# Max Planck Institute of Plasma Physics (Greifswald)

> plasma physics research facility in Greifswald, Germany

**Wikidata**: [Q33526667](https://www.wikidata.org/wiki/Q33526667)  
**Source**: https://4ort.xyz/entity/max-planck-institute-of-plasma-physics-greifswald

## Summary
The Max Planck Institute of Plasma Physics (Greifswald) is a branch of Germany’s Max Planck Institute for Plasma Physics, founded in 1994 to investigate the physics of hot plasmas for fusion energy. Based in Greifswald, Mecklenburg-Vorpommern, it operates one of the world’s most advanced stellarator fusion experiments, the Wendelstein 7-X.

## Key Facts
- Founded in 1994 as the Greifswald branch of the Max Planck Institute for Plasma Physics.
- Located at Wendelsteinstraße 1, 17491 Greifswald, Germany (54.0733° N, 13.4239° E).
- Part of the Max Planck Society, Germany’s premier basic-research organization.
- Official aliases: IPP Greifswald, MPI für Plasmaphysik, Max Planck Institute of Plasma Physics Greifswald Branch.
- ROR ID 029rhq550; GRID ID grid.475228.e; ISNI 0000 0004 0648 0340; Ringgold ID 97035.
- Primary website: https://www.ipp.mpg.de/17313/greifswald.
- Classified as both a research institute and a research center.

## FAQs
### Q: What is the main experiment run in Greifswald?
A: The institute hosts Wendelstein 7-X, a superconducting stellarator designed to demonstrate steady-state fusion plasma confinement without the need for a plasma current.

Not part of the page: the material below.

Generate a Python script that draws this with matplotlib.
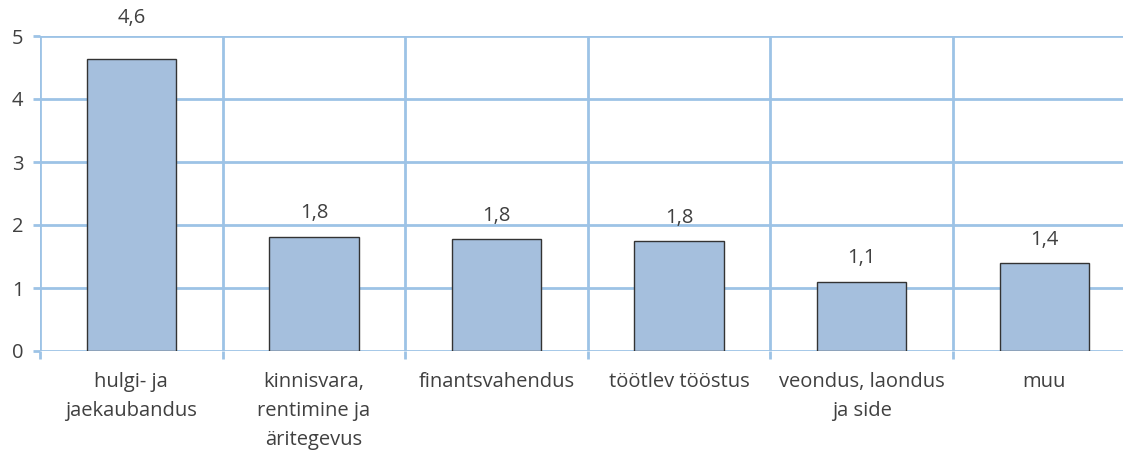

### Q: Is the Greifswald site independent?
A: No. It is a branch of the Max Planck Institute for Plasma Physics, headquartered in Garching near Munich, and both are part of the Max Planck Society.

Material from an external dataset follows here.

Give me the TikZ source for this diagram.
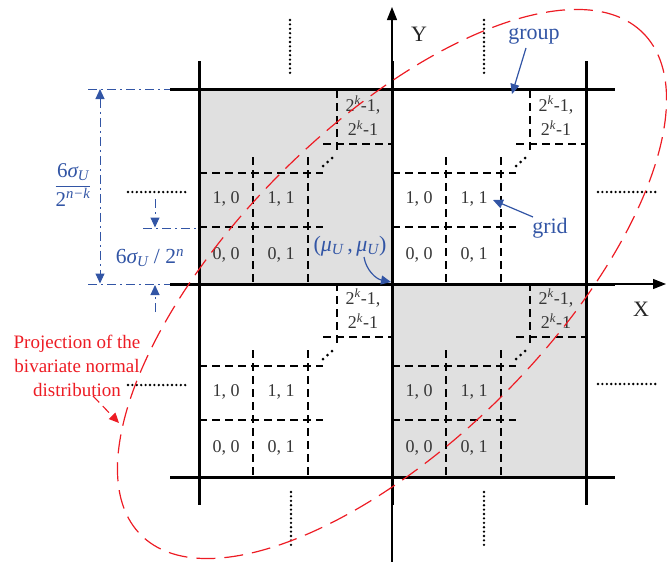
\documentclass[tikz,border=0pt]{standalone}
\usepackage{fontspec}
\setmainfont{Liberation Serif}
\usetikzlibrary{arrows.meta}
\definecolor{bl}{RGB}{50,85,165}
\definecolor{rd}{RGB}{237,28,36}
\definecolor{gfill}{RGB}{224,224,224}
\definecolor{txt}{RGB}{55,55,55}
\newcommand\qgrid[3]{%
\begin{scope}[shift={(#1,#2)}]
 \draw[gdash] (0,-57) -- (124,-57);
 \draw[gdash] (0,-111) -- (124,-111);
 \draw[gdash] (54,-127) -- (54,0);
 \draw[gdash] (109,-127) -- (109,0);
 \draw[gdash] (138,-194) -- (138,-132);
 \draw[gdash] (124,-140) -- (193,-140);
 \fill (124,-118) circle (1.5) (128.5,-122) circle (1.5) (133,-126) circle (1.5);
 \node[cell] (#3a) at (27,-85) {1, 0};
 \node[cell] (#3b) at (82,-85) {1, 1};
 \node[cell] (#3c) at (27,-29) {0, 0};
 \node[cell] (#3d) at (82,-29) {0, 1};
 \node[cell] (#3e) at (164,-179) {2\textsuperscript{\itshape k}-1,};
 \node[cell] (#3f) at (164,-156) {2\textsuperscript{\itshape k}-1};
\end{scope}}
\begin{document}
\begin{tikzpicture}[x=1pt,y=-1pt,
  thickl/.style={line width=3pt},
  gdash/.style={line width=1.2pt, dash pattern=on 8pt off 5pt},
  cell/.style={text=txt, font=\fontsize{18}{21}\selectfont, inner sep=0pt},
  dotline/.style={line width=2.6pt, dash pattern=on 0pt off 4.4pt, line cap=round},
  dimline/.style={bl, line width=1pt, dash pattern=on 9pt off 4pt on 2pt off 4pt},
  bltip/.style={-{Triangle[length=10pt,width=9pt]}},
  blabel/.style={text=bl, font=\fontsize{22}{26}\selectfont, inner sep=0pt},
  redd/.style={rd, line width=1.2pt, dash pattern=on 19pt off 9pt}]
\useasboundingbox (0,0) rectangle (667,562);
% shaded quadrants
\fill[gfill] (199,89) rectangle (392,284);
\fill[gfill] (392,284) rectangle (586,477);
% grids
\qgrid{199}{284}{tl}
\qgrid{392}{284}{tr}
\qgrid{199}{477}{bl}
\qgrid{392}{477}{br}
% axes
\coordinate (ybot) at (392,562);
\coordinate (ytop) at (392,7);
\coordinate (xst) at (586,284);
\coordinate (xend) at (666,284);
\draw[line width=1.2pt, -{Triangle[length=13pt,width=10pt]}] (ybot) -- (ytop);
\draw[line width=1.2pt, -{Triangle[length=13pt,width=10pt]}] (xst) -- (xend);
% thick lines
\draw[thickl] (170,89) -- (615,89);
\draw[thickl] (170,284) -- (615,284);
\draw[thickl] (170,477) -- (615,477);
\draw[thickl] (199,61) -- (199,505);
\draw[thickl] (392,61) -- (392,505);
\draw[thickl] (586,61) -- (586,505);
% dotted continuation marks
\draw[dotline] (290,20) -- (290,76);
\draw[dotline] (484,20) -- (484,76);
\draw[dotline] (291,492) -- (291,547);
\draw[dotline] (484,492) -- (484,547);
\draw[dotline] (128,192) -- (186,192);
\draw[dotline] (128,385) -- (186,385);
\draw[dotline] (598,192) -- (657,192);
\draw[dotline] (598,384) -- (657,384);
% dimension lines
\coordinate (d1a) at (88,89);  \coordinate (d1b) at (170,89);
\coordinate (d2a) at (88,284); \coordinate (d2b) at (170,284);
\coordinate (d3a) at (143,228); \coordinate (d3b) at (199,228);
\coordinate (v1) at (100,89); \coordinate (v2) at (100,283.5);
\draw[dimline] (d1a) -- (d1b);
\draw[dimline] (d2a) -- (d2b);
\draw[dimline] (d3a) -- (d3b);
\draw[dimline, {Triangle[length=10pt,width=9pt]}-{Triangle[length=10pt,width=9pt]}] (v1) -- (v2);
\coordinate (s1a) at (155,199); \coordinate (s1b) at (155,227.5);
\coordinate (s2a) at (155,312); \coordinate (s2b) at (155,285);
\draw[dimline, bltip] (s1a) -- (s1b);
\draw[dimline, bltip] (s2a) -- (s2b);
\node[blabel, font=\fontsize{21}{25}\selectfont] (frac) at (73,185)
  {$\displaystyle\frac{\mbox{6{\itshape σ}\textsubscript{\itshape U}}}{\mbox{2\textsuperscript{\itshape n−k}}}$};
\node[blabel, font=\fontsize{21.5}{25}\selectfont] (small) at (150,258)
  {6{\itshape σ}\textsubscript{\itshape U} / 2\textsuperscript{\itshape n}};
% ellipse
\coordinate (O) at (392,284);
\draw[redd] (O) ellipse [x radius=355pt, y radius=157pt, rotate=45];
% labels
\node[text=black!85, font=\fontsize{22}{26}\selectfont, inner sep=0pt] (Y) at (419,34) {Y};
\node[text=black!85, font=\fontsize{22}{26}\selectfont, inner sep=0pt] (X) at (641,309) {X};
\node[blabel] (group) at (534,36) {group};
\node[blabel] (grid) at (550,228) {grid};
\coordinate (gt) at (512,94);
\coordinate (gs) at (526,48);
\draw[bl, line width=1.2pt, bltip] (gs) -- (gt);
\coordinate (rt) at (493,200);
\coordinate (rs) at (533,217);
\draw[bl, line width=1.2pt, bltip] (rs) -- (rt);
\node[blabel, font=\fontsize{22}{26}\selectfont] (mu) at (350,246)
  {({\itshape μ}\textsubscript{\itshape U}\,,\,{\itshape μ}\textsubscript{\itshape U})};
\coordinate (ms) at (364,257);
\coordinate (mt) at (391,282);
\draw[bl, line width=1.2pt, bltip] (ms) .. controls (366,270) and (376,279) .. (mt);
\node[text=rd, font=\fontsize{19}{24}\selectfont, align=center, inner sep=0pt] (proj) at (77,366)
  {Projection of the\\bivariate normal\\distribution};
\coordinate (pa) at (93,396);
\coordinate (pb) at (119,423);
\draw[rd, line width=1.1pt, dash pattern=on 9pt off 5pt, -{Triangle[length=10pt,width=9pt]}] (pa) -- (pb);
\end{tikzpicture}
\end{document}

### Q: When did the Greifswald branch open?
A: The facility was established in 1994 specifically to build and operate large-scale stellarator experiments in northern Germany.

## Why It Matters
Fusion could provide abundant, carbon-free baseload power without long-lived radioactive waste. The Greifswald institute tackles one of the biggest hurdles—how to hold 100-million-degree plasma steady long enough for fusion reactions to occur. Its Wendelstein 7-X device is the world’s largest and most powerful stellarator, a design inherently suited to continuous operation rather than the pulsed mode of tokamaks. By demonstrating that a stellarator can achieve high plasma density and temperature for 30 minutes or more, the institute is laying the scientific groundwork for commercial fusion reactors that would run around the clock, complementing intermittent renewables and helping to decarbonize the global energy supply. The project also drives innovation in superconducting magnets, cryogenics, and plasma control systems that spill over into medical imaging, semiconductor processing, and space propulsion.

## Notable For
- Home to Wendelstein 7-X, the world’s largest superconducting stellarator (in operation since 2015).
- First stellarator to produce hydrogen plasmas lasting up to 100 seconds at reactor-relevant temperatures.
- One of only two Max Planck institutes devoted exclusively to plasma physics and fusion energy.
- Largest research facility in the German state of Mecklenburg-Vorpommern, anchoring a regional high-tech cluster.

## Body
### Mission and Role
The Greifswald branch exists to advance the physics and technology of magnetically confined fusion plasmas, with emphasis on the stellarator concept. Its overarching goal is to show that a stellarator can reach the triple product of density, temperature, and confinement time required for net fusion power.

### Organization
The site is one of two administrative sections of the Max Planck Institute for Plasma Physics; the other is in Garching. Both sections share a single directorate and budget under the Max Planck Society.

### Infrastructure
- Wendelstein 7-X: 16 m diameter, 2.5 m plasma radius, 3 T superconducting magnets, cryogenic pellet injector, 10 MW ECRH heating system.
- 1200 m² cryogenic plant supplying 3.5 K helium to 70 superconducting coils.
- In-house workshops for superconductor winding, vacuum vessel fabrication, and plasma-facing component testing.

### Timeline
- 1994 – Greifswald branch founded.
- 2005 – Assembly of Wendelstein 7-X begins.
- 2015 – First helium plasma produced (10 ms).
- 2018 – Hydrogen plasmas sustained for 26 s at 60 million °C.
- 2022 – Record pulse length of 100 s achieved.